Nous rejoignons maintenant saint Paul dans son fameux chapitre sur l’Esprit : Les dons de la grâce sont variés, mais c’est toujours le même Esprit. Tous nous avons été baptisés dans l’unique Esprit pour former un seul corps. Nous voyons ici quelle solution propose Paul pour édifier une société comme Christ la veut : que chacun soit animé d’un seul et unique Esprit ; prêtre ou laïc, avocat ou cordonnier, ouvrier ou patron, informaticien ou pêcheur à la ligne, chacun a sa place irremplaçable dans la société et dans l’Église, mais chacun doit recevoir l’Esprit de l’unique Corps du Christ.
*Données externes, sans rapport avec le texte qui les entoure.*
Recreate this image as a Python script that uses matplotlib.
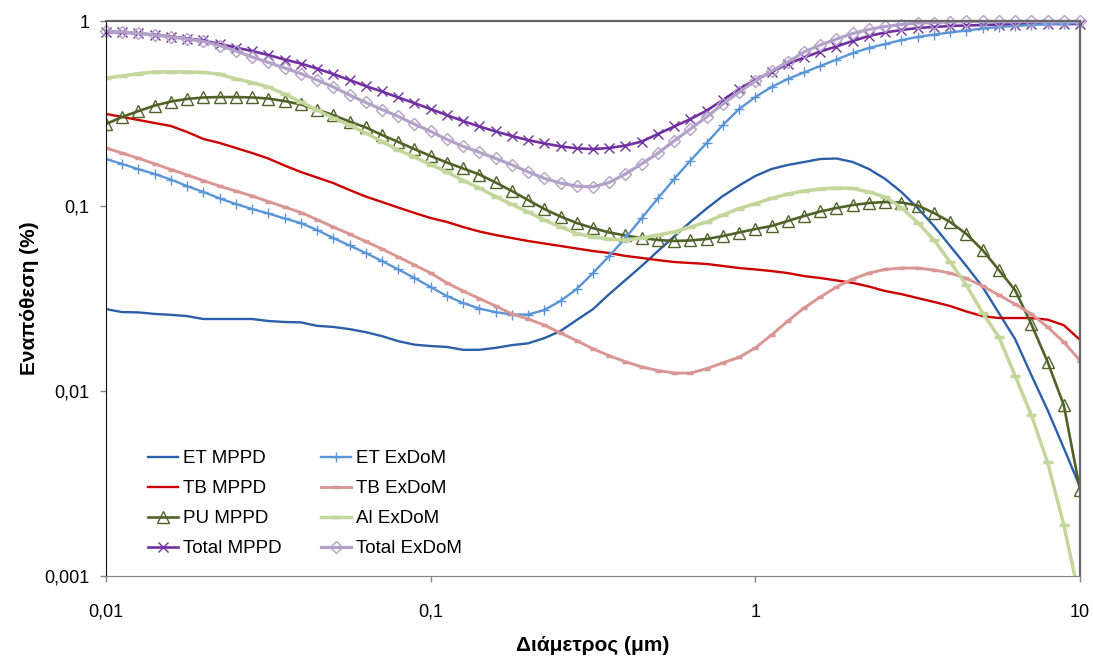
import matplotlib.pyplot as plt
import numpy as np

plt.rcParams['font.family'] = ['Liberation Sans', 'DejaVu Sans']

# particle diameter grid (um), 20 points per decade
diameter = np.logspace(-2, 1, 61)

et_mppd = [0.0277, 0.0267, 0.0266, 0.0261, 0.0258, 0.0254, 0.0245, 0.0245, 0.0245, 0.0245,
           0.0239, 0.0236, 0.0235, 0.0225, 0.0222, 0.0216, 0.0208, 0.0198, 0.0186, 0.0178,
           0.0175, 0.0173, 0.0167, 0.0167, 0.0171, 0.0177, 0.0181, 0.0193, 0.0211, 0.0242,
           0.0277, 0.0334, 0.0398, 0.0474, 0.0571, 0.0684, 0.0820, 0.0969, 0.1132, 0.129,
           0.1453, 0.1585, 0.1666, 0.1729, 0.1795, 0.1806, 0.1729, 0.1585, 0.1400, 0.1190,
           0.0975, 0.0780, 0.0608, 0.0474, 0.0365, 0.0264, 0.0191, 0.0122, 0.00790, 0.00492, 0.00303]

tb_mppd = [0.3145, 0.303, 0.2917, 0.2809, 0.2706, 0.2512, 0.2303, 0.2191, 0.2059, 0.1934,
           0.1806, 0.1655, 0.1527, 0.1426, 0.1331, 0.1220, 0.1125, 0.1051, 0.0981, 0.0917,
           0.0861, 0.0820, 0.0770, 0.0728, 0.0697, 0.0671, 0.0647, 0.0627, 0.0608, 0.0589,
           0.0571, 0.0557, 0.0537, 0.0524, 0.0510, 0.0498, 0.0492, 0.0486, 0.0474, 0.0462,
           0.0454, 0.0445, 0.0434, 0.0418, 0.0408, 0.0396, 0.0384, 0.0367, 0.0347, 0.0334,
           0.0318, 0.0303, 0.0288, 0.0269, 0.0254, 0.0248, 0.0248, 0.0248, 0.0243, 0.0227, 0.0189]

pu_mppd = [0.2775, 0.303, 0.326, 0.349, 0.367, 0.379, 0.386, 0.388, 0.388, 0.386,
           0.381, 0.369, 0.354, 0.332, 0.310, 0.286, 0.266, 0.242, 0.222, 0.203,
           0.1863, 0.1718, 0.1595, 0.1480, 0.1340, 0.1205, 0.1077, 0.0963, 0.0877, 0.0809,
           0.0760, 0.0719, 0.0693, 0.0671, 0.0655, 0.0647, 0.0651, 0.0663, 0.0688, 0.0719,
           0.0751, 0.0780, 0.0830, 0.0883, 0.0934, 0.0975, 0.1012, 0.1038, 0.1051, 0.1044,
           0.1006, 0.0917, 0.0820, 0.0706, 0.0578, 0.0451, 0.0351, 0.0230, 0.0144, 0.0084, 0.00292]

total_mppd = [0.872, 0.867, 0.856, 0.845, 0.824, 0.804, 0.785, 0.751, 0.719, 0.688,
              0.655, 0.619, 0.589, 0.553, 0.517, 0.480, 0.445, 0.416, 0.386, 0.360,
              0.334, 0.310, 0.288, 0.269, 0.253, 0.239, 0.227, 0.218, 0.210, 0.205,
              0.203, 0.206, 0.212, 0.223, 0.245, 0.269, 0.295, 0.328, 0.374, 0.429,
              0.480, 0.530, 0.586, 0.635, 0.684, 0.728, 0.780, 0.830, 0.867, 0.894,
              0.917, 0.928, 0.940, 0.946, 0.951, 0.957, 0.957, 0.963, 0.963, 0.963, 0.963]

et_exdom = [0.1795, 0.1687, 0.158, 0.149, 0.139, 0.128, 0.119, 0.110, 0.1025, 0.0963,
            0.0911, 0.0856, 0.0809, 0.0742, 0.0671, 0.0612, 0.0557, 0.0504, 0.0454, 0.0408,
            0.0365, 0.0326, 0.0299, 0.0279, 0.0267, 0.0259, 0.0259, 0.0274, 0.0307, 0.0356,
            0.0434, 0.0537, 0.0671, 0.0861, 0.110, 0.140, 0.176, 0.219, 0.274, 0.334,
            0.388, 0.440, 0.486, 0.527, 0.571, 0.619, 0.671, 0.715, 0.751, 0.789,
            0.820, 0.845, 0.867, 0.888, 0.911, 0.928, 0.940, 0.951, 0.963, 0.969, 0.975]

tb_exdom = [0.206, 0.193, 0.181, 0.169, 0.1575, 0.147, 0.1373, 0.128, 0.1205, 0.1132,
            0.1057, 0.0988, 0.0922, 0.0845, 0.0770, 0.0706, 0.0643, 0.0586, 0.0530, 0.0480,
            0.0434, 0.0384, 0.0347, 0.0316, 0.0288, 0.0261, 0.0245, 0.0227, 0.0206, 0.0187,
            0.0169, 0.0155, 0.0144, 0.0135, 0.0129, 0.0125, 0.0125, 0.0132, 0.0142, 0.0152,
            0.0171, 0.0201, 0.0239, 0.0281, 0.0322, 0.0365, 0.0403, 0.0434, 0.0454, 0.0462,
            0.0462, 0.0451, 0.0434, 0.0406, 0.0369, 0.0330, 0.0295, 0.0261, 0.0222, 0.0184, 0.0146]

al_exdom = [0.492, 0.504, 0.520, 0.530, 0.530, 0.530, 0.527, 0.517, 0.486, 0.465,
            0.440, 0.403, 0.365, 0.330, 0.299, 0.274, 0.248, 0.223, 0.2008, 0.184,
            0.1676, 0.1527, 0.1373, 0.1251, 0.1125, 0.1019, 0.0928, 0.0840, 0.0770, 0.0710,
            0.0680, 0.0663, 0.0655, 0.0671, 0.0697, 0.0724, 0.0770, 0.0820, 0.0894, 0.0969,
            0.1031, 0.1098, 0.1161, 0.1205, 0.1236, 0.1251, 0.1244, 0.1190, 0.1118, 0.0981,
            0.0814, 0.0655, 0.0498, 0.0374, 0.0264, 0.0196, 0.0121, 0.00742, 0.00413, 0.00189, 0.00074]

total_exdom = [0.883, 0.872, 0.856, 0.840, 0.820, 0.799, 0.775, 0.737, 0.688, 0.639,
               0.597, 0.557, 0.520, 0.480, 0.440, 0.398, 0.363, 0.332, 0.305, 0.277,
               0.253, 0.229, 0.210, 0.195, 0.181, 0.167, 0.153, 0.141, 0.133, 0.128,
               0.127, 0.134, 0.149, 0.169, 0.193, 0.225, 0.261, 0.303, 0.356, 0.413,
               0.474, 0.537, 0.600, 0.680, 0.742, 0.799, 0.856, 0.900, 0.934, 0.957,
               0.975, 0.981, 0.988, 0.994, 0.994, 0.994, 0.994, 0.994, 0.994, 0.994, 0.994]

x_ticks = [0.01, 0.1, 1, 10]
x_ticklabels = ['0,01', '0,1', '1', '10']
y_ticks = [0.001, 0.01, 0.1, 1]
y_ticklabels = ['0,001', '0,01', '0,1', '1']

fig = plt.figure(figsize=(10.93, 6.57), dpi=100)
ax = fig.add_axes([106 / 1093, 1 - 576 / 657, 974 / 1093, 555 / 657])

ax.plot(diameter, et_mppd, color='#2c5fa8', lw=1.7, label='ET MPPD')
ax.plot(diameter, tb_mppd, color='#cc0000', lw=1.7, label='TB MPPD')
ax.plot(diameter, pu_mppd, color='#4f6228', lw=1.9, marker='^', ms=8, mfc='none',
        mec='#4f6228', mew=1.0, label='PU MPPD')
ax.plot(diameter, total_mppd, color='#7030a0', lw=1.9, marker='x', ms=7, mew=1.0,
        label='Total MPPD', clip_on=False)
ax.plot(diameter, et_exdom, color='#5a95d8', lw=1.7, marker='+', ms=7, mew=1.0,
        label='ET ExDoM')
ax.plot(diameter, tb_exdom, color='#d99694', lw=2.1, marker='_', ms=5, mew=2.5,
        label='TB ExDoM')
ax.plot(diameter, al_exdom, color='#c3d69b', lw=2.5, marker='_', ms=7, mew=2.5,
        label='Al ExDoM')
ax.plot(diameter, total_exdom, color='#b3a2c7', lw=2.3, marker='D', ms=6.5, mfc='none',
        mec='#b3a2c7', mew=1.0, label='Total ExDoM', clip_on=False)

ax.set_xscale('log')
ax.set_yscale('log')
ax.set_xlim(0.01, 10)
ax.set_ylim(0.001, 1)
ax.set_xticks(x_ticks)
ax.set_xticklabels(x_ticklabels)
ax.set_yticks(y_ticks)
ax.set_yticklabels(y_ticklabels)
ax.minorticks_off()
ax.tick_params(axis='both', direction='out', length=4, width=1, color='#868686',
               labelsize=13)
ax.tick_params(axis='x', pad=16)
ax.tick_params(axis='y', pad=8)

for side in ['top', 'right']:
    ax.spines[side].set_color('#666666')
    ax.spines[side].set_linewidth(1.6)
ax.spines['bottom'].set_color('#868686')
ax.spines['left'].set_color('#111111')

ax.set_xlabel('Διάμετρος (μm)', fontsize=15, fontweight='bold', labelpad=11)
ax.set_ylabel('Εναπόθεση (%)', fontsize=15, fontweight='bold', labelpad=4)

ax.legend(loc='upper left', bbox_to_anchor=(0.043, 0.227), ncol=2, frameon=False,
          fontsize=13.5, numpoints=1, handlelength=1.6, handletextpad=0.28,
          labelspacing=0.69, columnspacing=2.1, borderpad=0, borderaxespad=0)

plt.savefig('out.png', dpi=100)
On dit très souvent que la Pentecôte est la naissance de l’Église. Précisons que cette naissance ― à l’instar de toute naissance ― se prépare et s’achève dans les douleurs de l’enfantement : la formation de l’Église commence dès la conception de Jésus dans le sein de Marie ; et après les douleurs de la Passion, apparaît la Tête de ce Corps mystique, et après Elle tous les autres membres vivants : ces membres vont désormais agir à partir de la Pentecôte.

Vraiment, invoquons sur nous l’Esprit de Dieu, l’Esprit d’Amour, l’Esprit d’unité, l’Esprit de paix ; l’Esprit de force, l’Esprit de l’évangélisation, pour qu’au terme de ce temps pascal comme au jour de notre Confirmation, nous soyons conduits par cet unique Esprit. La Sainte Messe d’aujourd’hui s’achève avec le double alleluia ; répétons-le avec toute la joie de notre cœur :

Allez dans la paix du Christ, alleluia, alleluia.

Nous rendons grâces à Dieu, alleluia, alleluia.